Downtown Denver condo developer Craig Nassi has been hit personally with a $1 million-plus judgment because of fraudulent dealings with one of his tenants.
Denver District Judge Norman D. Haglund ruled this week that Nassi is to be held personally liable for $1,046,250 in damages for fraudulent misrepresentation as he negotiated how many parking spaces would be available for Club Matrix, a high-end fitness gym and spa in the Beauvallon building at East Ninth Avenue and Lincoln Street.
The sum could rise to $1.5 million when attorney fees and interest are added, lawyers involved in the case say.
Nassi, in an e-mail, said the ruling will be appealed next year.
Nassi and his firm, BCN Development, built Beauvallon, a twin-tower, 14-story European-style building with 210 units, in 2003 and 2004. Nassi also developed the Prado, a similar-style building at 300 West 11th Ave. in the Golden Triangle neighborhood.
Nassi and Larry Levy, owner of Club Matrix, negotiated a lease for nearly 11,000 square feet in Beauvallon, which was supposed to be completed and ready for occupancy by Nov. 1, 2003.

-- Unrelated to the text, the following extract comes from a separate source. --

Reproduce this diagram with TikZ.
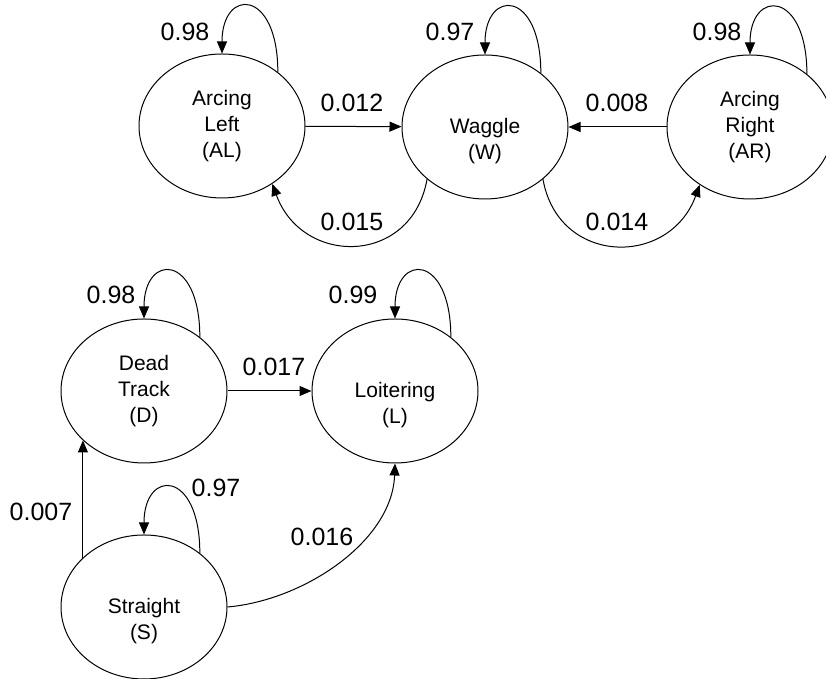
\documentclass[tikz,border=0pt]{standalone}
\usepackage{fontspec}
\setmainfont{Liberation Sans}
\usetikzlibrary{arrows.meta,shapes.geometric}

\begin{document}
\begin{tikzpicture}[x=0.5pt, y=0.5pt, line width=0.5pt,
		>={Triangle[length=6pt,width=5pt]},
		state/.style={draw, ellipse, minimum width=83pt, minimum height=72pt,
			inner sep=0pt, align=center, font=\fontsize{10.5}{13}\selectfont},
		prob/.style={inner sep=0pt, font=\fontsize{12.5}{15}\selectfont}]
	\useasboundingbox (0,0) rectangle (826,679);

	% top row
	\node[state] (AL) at (222, 553) {Arcing\\Left\\(AL)};
	\node[state] (W)  at (485, 552) {\strut\\Waggle\\(W)};
	\node[state] (AR) at (750, 552) {Arcing\\Right\\(AR)};

	\draw[->] (AL.44) .. controls +(90:84) and +(90:66) .. (AL.north);
	\draw[->] (W.44) .. controls +(90:84) and +(90:66) .. (W.north);
	\draw[->] (AR.43) .. controls +(90:84) and +(90:66) .. (AR.north);
	\node[prob] (pAL) at (185, 647) {0.98};
	\node[prob] (pW)  at (450, 647) {0.97};
	\node[prob] (pAR) at (717, 647) {0.98};

	\draw[->] (AL) -- (W);
	\draw[->] (AR) -- (W);
	\node[prob] (pALW) at (352, 576) {0.012};
	\node[prob] (pARW) at (617, 576) {0.008};

	\draw[->] (W.222) .. controls +(-100:88) and +(-70:88) .. (AL.311);
	\draw[->] (W.318) .. controls +(-80:88) and +(-110:88) .. (AR.229);
	\node[prob] (pWAL) at (352, 457) {0.015};
	\node[prob] (pWAR) at (617, 457) {0.014};

	% bottom part
	\node[state] (D) at (144, 288) {Dead\\Track\\(D)};
	\node[state] (L) at (395, 288) {\strut\\Loitering\\(L)};
	\node[state] (S) at (144, 72)  {\strut\\Straight\\(S)};

	\draw[->] (D.44) .. controls +(90:84) and +(90:66) .. (D.north);
	\draw[->] (L.44) .. controls +(90:84) and +(90:66) .. (L.north);
	\draw[->] (S.44) .. controls +(90:84) and +(90:66) .. (S.north);
	\node[prob] (pD) at (111, 384) {0.98};
	\node[prob] (pL) at (353, 384) {0.99};
	\node[prob] (pS) at (216, 191) {0.97};

	\draw[->] (D) -- (L);
	\draw[->] (S.141) -- (D.219);
	\draw[->] (S.east) to[out=5, in=-92, looseness=0.9] (L.south);
	\node[prob] (pDL) at (274, 312) {0.017};
	\node[prob] (pSD) at (41, 167)  {0.007};
	\node[prob] (pSL) at (322, 142) {0.016};
\end{tikzpicture}
\end{document}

In the lease, Nassi agreed to give Matrix exclusive use of 150 of 600 parking spaces in the building.
Testimony in a five-day trial last August said Nassi needed Matrix as an “anchor tenant,” not only to help market the residential condos but also to ease Nassi’s relationship with his lenders.
But construction deadlines were missed and “the parties bumbled toward completion of the premises, often working at cross purposes and in interference with each other,” Judge Haglund wrote in his ruling.
Matrix didn’t get possession until early December 2004, more than a year late.
Shortly after that, in March 2005, the building was sold to Lincoln Retail Ventures, another corporation owned by Nassi.
Larry and Kathleen Levy, co-owner of Matrix, never were satisfied with the work Nassi promised to do on their space, so they sued Nassi on Aug. 1, 2005. Two months later, Nassi and Lincoln sold the property to J & J Property Investments, an overseas firm that owns several commercial properties in the metro area. The building now is facing foreclosure and is in receivership, according to Levy.
The Levys, through attorneys Erich Bethke and Michael Canges, persisted with their lawsuit, claiming Nassi never delivered the 150 parking spaces and tried to amend the lease to include only 75 spaces.
In his ruling Tuesday, Haglund said “Nassi had no intention of . . . providing 150 designated spaces” to the club.
He noted that Nassi’s trial demeanor was “indirect, evasive and conveniently lacking in memory as to important facts,” and that Nassi never knew if “it was physically or mathematically possible” to provide that many spaces.
Haglund ruled for the duration of the five-year lease, each parking space had a value of $13,950 and that Nassi owed Levy that much for each of the 75 parking spaces he never delivered.
Haglund then ordered the two sides to compute the amount of interest owed on the judgment, and told Bethke and Canges to submit their bill for fees and costs.